• Dataset records:
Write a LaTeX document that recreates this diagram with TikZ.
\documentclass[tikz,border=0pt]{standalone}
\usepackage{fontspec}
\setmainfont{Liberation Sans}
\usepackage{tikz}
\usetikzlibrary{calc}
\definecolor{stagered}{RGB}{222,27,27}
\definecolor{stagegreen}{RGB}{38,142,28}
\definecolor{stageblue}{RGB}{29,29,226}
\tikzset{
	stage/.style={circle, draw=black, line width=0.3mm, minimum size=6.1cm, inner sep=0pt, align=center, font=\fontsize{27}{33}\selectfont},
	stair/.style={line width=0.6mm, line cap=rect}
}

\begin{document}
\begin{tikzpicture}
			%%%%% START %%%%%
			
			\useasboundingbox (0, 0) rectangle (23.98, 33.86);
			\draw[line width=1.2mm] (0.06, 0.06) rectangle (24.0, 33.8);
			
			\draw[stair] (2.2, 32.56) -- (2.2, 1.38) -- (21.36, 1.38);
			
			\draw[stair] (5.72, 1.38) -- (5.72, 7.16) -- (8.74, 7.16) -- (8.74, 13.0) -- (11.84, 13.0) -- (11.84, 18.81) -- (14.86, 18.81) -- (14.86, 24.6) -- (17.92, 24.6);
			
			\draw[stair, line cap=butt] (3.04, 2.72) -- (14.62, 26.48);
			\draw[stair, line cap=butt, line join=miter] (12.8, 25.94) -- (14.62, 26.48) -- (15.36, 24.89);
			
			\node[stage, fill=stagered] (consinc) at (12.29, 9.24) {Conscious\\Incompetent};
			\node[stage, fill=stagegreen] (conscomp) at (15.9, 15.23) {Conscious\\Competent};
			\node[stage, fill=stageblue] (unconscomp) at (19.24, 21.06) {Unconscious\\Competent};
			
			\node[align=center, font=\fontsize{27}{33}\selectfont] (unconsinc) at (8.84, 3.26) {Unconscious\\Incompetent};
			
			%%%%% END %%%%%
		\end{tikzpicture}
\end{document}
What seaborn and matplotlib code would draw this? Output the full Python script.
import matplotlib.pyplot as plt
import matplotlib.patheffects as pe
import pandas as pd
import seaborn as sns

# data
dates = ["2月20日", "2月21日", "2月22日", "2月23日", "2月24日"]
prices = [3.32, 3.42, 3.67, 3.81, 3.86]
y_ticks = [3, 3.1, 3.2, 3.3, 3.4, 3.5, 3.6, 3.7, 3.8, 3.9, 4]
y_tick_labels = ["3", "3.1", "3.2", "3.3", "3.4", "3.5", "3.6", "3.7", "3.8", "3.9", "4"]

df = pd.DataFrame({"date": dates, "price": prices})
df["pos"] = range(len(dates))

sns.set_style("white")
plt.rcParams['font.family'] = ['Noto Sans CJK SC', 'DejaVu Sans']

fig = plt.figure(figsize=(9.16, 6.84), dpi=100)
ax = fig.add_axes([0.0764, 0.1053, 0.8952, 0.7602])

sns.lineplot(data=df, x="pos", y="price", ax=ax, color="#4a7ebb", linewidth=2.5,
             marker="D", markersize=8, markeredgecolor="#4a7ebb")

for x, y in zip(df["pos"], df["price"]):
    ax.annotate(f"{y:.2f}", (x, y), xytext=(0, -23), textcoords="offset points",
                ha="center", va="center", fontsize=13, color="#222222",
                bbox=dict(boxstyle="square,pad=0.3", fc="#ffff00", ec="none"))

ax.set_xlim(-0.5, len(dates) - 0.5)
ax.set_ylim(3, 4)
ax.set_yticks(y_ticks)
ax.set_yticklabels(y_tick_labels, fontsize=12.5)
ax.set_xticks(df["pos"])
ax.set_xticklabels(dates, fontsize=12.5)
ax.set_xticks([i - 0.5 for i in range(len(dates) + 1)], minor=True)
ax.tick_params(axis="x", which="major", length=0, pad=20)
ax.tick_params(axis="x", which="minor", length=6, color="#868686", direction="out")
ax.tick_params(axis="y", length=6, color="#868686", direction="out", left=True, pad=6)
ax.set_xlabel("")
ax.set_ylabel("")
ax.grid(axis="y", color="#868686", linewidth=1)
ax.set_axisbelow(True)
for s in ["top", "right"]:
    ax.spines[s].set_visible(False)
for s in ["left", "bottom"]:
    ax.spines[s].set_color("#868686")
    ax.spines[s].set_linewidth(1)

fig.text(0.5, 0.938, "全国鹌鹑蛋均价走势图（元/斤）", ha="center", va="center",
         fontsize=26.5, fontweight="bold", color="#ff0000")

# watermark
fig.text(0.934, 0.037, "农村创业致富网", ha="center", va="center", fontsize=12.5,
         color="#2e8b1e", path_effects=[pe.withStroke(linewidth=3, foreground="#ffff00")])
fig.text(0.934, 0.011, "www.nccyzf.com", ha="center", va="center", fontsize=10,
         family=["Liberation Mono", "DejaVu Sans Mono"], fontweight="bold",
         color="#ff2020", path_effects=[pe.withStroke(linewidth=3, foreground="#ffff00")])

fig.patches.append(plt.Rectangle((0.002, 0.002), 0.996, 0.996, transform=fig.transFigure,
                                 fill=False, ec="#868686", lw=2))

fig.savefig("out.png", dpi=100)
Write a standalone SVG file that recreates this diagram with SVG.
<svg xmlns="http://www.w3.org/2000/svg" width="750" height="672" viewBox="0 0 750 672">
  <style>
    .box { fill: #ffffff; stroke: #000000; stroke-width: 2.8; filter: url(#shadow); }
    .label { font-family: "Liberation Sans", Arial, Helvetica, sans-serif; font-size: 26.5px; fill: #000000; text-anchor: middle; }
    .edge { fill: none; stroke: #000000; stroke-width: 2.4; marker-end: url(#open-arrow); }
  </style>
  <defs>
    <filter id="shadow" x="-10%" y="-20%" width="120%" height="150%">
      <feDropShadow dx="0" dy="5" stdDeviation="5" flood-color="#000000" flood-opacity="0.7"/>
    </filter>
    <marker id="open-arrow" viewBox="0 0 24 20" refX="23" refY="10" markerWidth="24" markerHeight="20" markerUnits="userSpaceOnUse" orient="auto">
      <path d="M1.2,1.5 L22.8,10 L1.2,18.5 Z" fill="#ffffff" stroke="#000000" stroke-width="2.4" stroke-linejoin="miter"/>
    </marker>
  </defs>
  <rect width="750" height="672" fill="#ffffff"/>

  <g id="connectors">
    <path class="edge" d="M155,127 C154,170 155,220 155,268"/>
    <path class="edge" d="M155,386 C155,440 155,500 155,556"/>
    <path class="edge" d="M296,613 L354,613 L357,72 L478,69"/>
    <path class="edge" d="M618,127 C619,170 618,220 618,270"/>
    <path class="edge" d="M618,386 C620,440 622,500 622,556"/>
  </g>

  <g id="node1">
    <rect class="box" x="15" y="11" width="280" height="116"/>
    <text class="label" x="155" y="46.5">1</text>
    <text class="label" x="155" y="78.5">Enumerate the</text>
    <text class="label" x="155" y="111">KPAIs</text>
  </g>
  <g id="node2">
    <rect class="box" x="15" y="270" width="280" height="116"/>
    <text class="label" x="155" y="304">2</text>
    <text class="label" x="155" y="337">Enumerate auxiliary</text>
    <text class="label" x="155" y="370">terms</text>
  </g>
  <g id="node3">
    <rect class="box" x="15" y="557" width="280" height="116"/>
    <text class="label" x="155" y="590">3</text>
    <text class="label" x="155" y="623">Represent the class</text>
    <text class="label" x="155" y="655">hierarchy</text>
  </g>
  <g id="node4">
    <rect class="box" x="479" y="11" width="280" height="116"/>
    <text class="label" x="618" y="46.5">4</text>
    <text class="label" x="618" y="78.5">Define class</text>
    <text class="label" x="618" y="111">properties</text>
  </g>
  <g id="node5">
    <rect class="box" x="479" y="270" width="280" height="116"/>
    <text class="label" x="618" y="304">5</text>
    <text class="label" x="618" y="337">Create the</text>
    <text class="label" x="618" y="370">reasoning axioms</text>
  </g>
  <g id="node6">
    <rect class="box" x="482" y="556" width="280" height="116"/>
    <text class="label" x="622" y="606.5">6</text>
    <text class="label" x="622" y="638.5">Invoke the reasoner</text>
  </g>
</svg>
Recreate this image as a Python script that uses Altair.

• Task to carry out: Reproduce exactly, and only, the lines from the start of the entries through the one that contains "import seaborn as sns".

• Answer in full:
Write a LaTeX document that recreates this diagram with TikZ.
\documentclass[tikz,border=0pt]{standalone}
\usepackage{fontspec}
\setmainfont{Liberation Sans}
\usepackage{tikz}
\usetikzlibrary{calc}
\definecolor{stagered}{RGB}{222,27,27}
\definecolor{stagegreen}{RGB}{38,142,28}
\definecolor{stageblue}{RGB}{29,29,226}
\tikzset{
	stage/.style={circle, draw=black, line width=0.3mm, minimum size=6.1cm, inner sep=0pt, align=center, font=\fontsize{27}{33}\selectfont},
	stair/.style={line width=0.6mm, line cap=rect}
}

\begin{document}
\begin{tikzpicture}
			%%%%% START %%%%%
			
			\useasboundingbox (0, 0) rectangle (23.98, 33.86);
			\draw[line width=1.2mm] (0.06, 0.06) rectangle (24.0, 33.8);
			
			\draw[stair] (2.2, 32.56) -- (2.2, 1.38) -- (21.36, 1.38);
			
			\draw[stair] (5.72, 1.38) -- (5.72, 7.16) -- (8.74, 7.16) -- (8.74, 13.0) -- (11.84, 13.0) -- (11.84, 18.81) -- (14.86, 18.81) -- (14.86, 24.6) -- (17.92, 24.6);
			
			\draw[stair, line cap=butt] (3.04, 2.72) -- (14.62, 26.48);
			\draw[stair, line cap=butt, line join=miter] (12.8, 25.94) -- (14.62, 26.48) -- (15.36, 24.89);
			
			\node[stage, fill=stagered] (consinc) at (12.29, 9.24) {Conscious\\Incompetent};
			\node[stage, fill=stagegreen] (conscomp) at (15.9, 15.23) {Conscious\\Competent};
			\node[stage, fill=stageblue] (unconscomp) at (19.24, 21.06) {Unconscious\\Competent};
			
			\node[align=center, font=\fontsize{27}{33}\selectfont] (unconsinc) at (8.84, 3.26) {Unconscious\\Incompetent};
			
			%%%%% END %%%%%
		\end{tikzpicture}
\end{document}
What seaborn and matplotlib code would draw this? Output the full Python script.
import matplotlib.pyplot as plt
import matplotlib.patheffects as pe
import pandas as pd
import seaborn as sns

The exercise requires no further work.